BY CHRIS MCMANES — Winning on the road against quality competition is no easy feat. DeMatha Catholic High School concluded its basketball regular season undefeated in true road games.

The Stags improved to 9-0 as the visitors in Washington Catholic Athletic Conference action with two victories last week. Their only two losses in WCAC play have come at their modern arena, the LT (SEAL) Brendan Looney ’99 Convocation Center.

DeMatha’s six seniors – Markelle Fultz, Reginald Gardner, Kellon Taylor, Johnny Sawyer, Ben Busch and Nate Darling – will play their final regular-season home contest tonight against Paul VI. They will be honored prior to the 6 p.m. tipoff.

The Stags enter the contest 23-4 and are tied with St. John’s atop the WCAC leaderboard with a 15-2 record. The Panthers, from Fairfax, Va., are 17-9 and 10-7. DeMatha is ranked third in the Washington region and 16th in the nation by USA Today.

The game will feature two of the top players in the United States: Paul VI’s V.J. King and Fultz, both McDonald’s All Americans. King, a 6-foot-7 shooting guard who has committed to Louisville, is averaging 22.9 points per game.

Fultz, a 6-4 combo guard who’s heading to Washington, leads DeMatha at 19.1 ppg The four-year DeMatha student who played just two years on varsity, can’t believe his prep career is winding down. The Stags will play one more home game Friday in the first round of the WCAC Tournament.

“It’s crazy, really,” Fultz said. “I’m just trying to make the best of it, my last couple games here. I’m trying to be one of the best to come through DeMatha. Each game, each practice is a step towards that.”

You would think a player now ranked by ESPN as the 10th-best senior in America would have played varsity for three or perhaps even four years. Such is not the case with Fultz. After playing on the freshman team, he suited up for JV as a sophomore. He thinks the move benefitted him.

“I wasn’t disappointed at all. I just looked at it as a learning experience,” he said. “I looked at myself to see what I could do better. I just worked on my game, and I think it helped me a lot – just becoming a better leader and more versatile.”

Stags Coach Mike Jones recently said in a video the decision to keep Fultz on JV was “foolish,” but “[Markelle] persevered through that.”

Playing JV kept Fultz below the national recruiting radar but did nothing to hinder the silky-smooth guard’s transition to starting for one of the top programs in high school basketball history.

Fultz averaged 16.8 points, 7.9 rebounds and 4.3 assists last year for top-ranked DeMatha and was named WCAC Player of the Year.
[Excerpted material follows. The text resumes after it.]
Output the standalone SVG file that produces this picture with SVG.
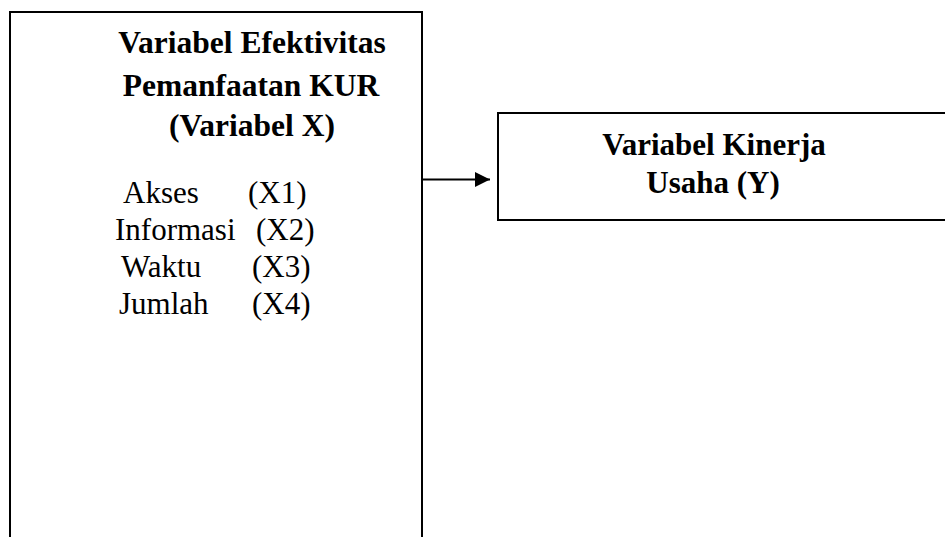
<svg xmlns="http://www.w3.org/2000/svg" width="945" height="537" viewBox="0 0 945 537">
<style>
.box{fill:#fff;stroke:#000;stroke-width:2}
.t{font-family:"Liberation Serif","Times New Roman",serif;fill:#000}
.b{font-weight:bold;text-anchor:middle}
.r{font-size:31px}
</style>
<defs>
<marker id="ah" markerWidth="16" markerHeight="16" refX="15" refY="8" orient="auto" markerUnits="userSpaceOnUse">
<path d="M0,0.5 L15,8 L0,15.5 Z" fill="#000"/>
</marker>
</defs>
<rect width="945" height="537" fill="#fff"/>
<g id="nodeX">
<path class="box" d="M10,540 L10,12 L422,12 L422,540"/>
<g class="t b" font-size="31.5">
<text x="252" y="53">Variabel Efektivitas</text>
<text x="251" y="96">Pemanfaatan KUR</text>
<text x="252" y="136">(Variabel X)</text>
</g>
<g class="t r">
<text x="123" y="203">Akses</text><text x="248" y="203">(X1)</text>
<text x="115" y="240">Informasi</text><text x="256" y="240">(X2)</text>
<text x="121" y="277">Waktu</text><text x="252" y="277">(X3)</text>
<text x="119" y="314">Jumlah</text><text x="252" y="314">(X4)</text>
</g>
</g>
<g id="nodeY">
<rect class="box" x="498" y="113" width="460" height="107"/>
<g class="t b" font-size="31">
<text x="714" y="155">Variabel Kinerja</text>
<text x="713" y="193">Usaha (Y)</text>
</g>
</g>
<g id="connectors">
<line x1="422" y1="179.5" x2="490" y2="179.5" stroke="#000" stroke-width="2" marker-end="url(#ah)"/>
</g>
</svg>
If he doesn’t repeat, he is a lock to be named first-team All-Met by The Washington Post.

Darling, who ventured south from Canada to join the Stags, is the only other senior to have signed a National Letter of Intent to play college basketball. The 6-3 sharpshooting guard will suit up for Jerod Haase at the University of Alabama at Birmingham. UAB (21-5) leads Conference USA with an 11-2 record.

On Feb. 11 at Paul VI – two nights after DeMatha lost 61-54 to St. John’s – Darling canned a 3-pointer with 33 seconds to play in overtime to put the Stags in front, 69-67, in an eventual 71-67 win. He finished with nine points, a shade below his 9.5-point average.

It was Darling’s long-range shooting against St. John’s that helped propel DeMatha to rally from 19 points down and come within four of tying the Cadets with less than a minute to go. He scored 11 straight points in the third quarter on two layups – including a three-point play – and two 3-pointers, one from each wing.

Darling tied his season best by scoring a game-high 19 points in the Stags’ 72-62 victory at St. Mary’s Ryken on Saturday night. He leads DeMatha with 53 3-pointers.

Fultz was limited to six points in that contest, only the second time in 2015-16 he has been held to single digits. In the Stags’ 66-62 triumph at Gonzaga, he scored his WCAC season high of 28 points. His best scoring output was 31 points on Jan. 2 in a 74-71 loss to Monteverde (Fla.), then the nation’s No. 1 team.

Lorenzo Romar, who will coach Fultz at Washington, likes the athleticism Fultz brings on both ends of the court. He and assistant coach Raphael Chillious saw him play at DeMatha in December.

“He’s extremely poised and versatile,” Romar said in a news release when Fultz signed. “He’s a guard with size at 6-4 that’s athletic, can handle the ball and really passes well. He’s got long arms, so he’ll be a great defender for us, and he’s got experience on the big stage.

“When you consider that he was on the junior varsity team as a 10th grader and he’s made this climb this rapidly, … he’s maybe just scratching the surface” as to how good he’ll be.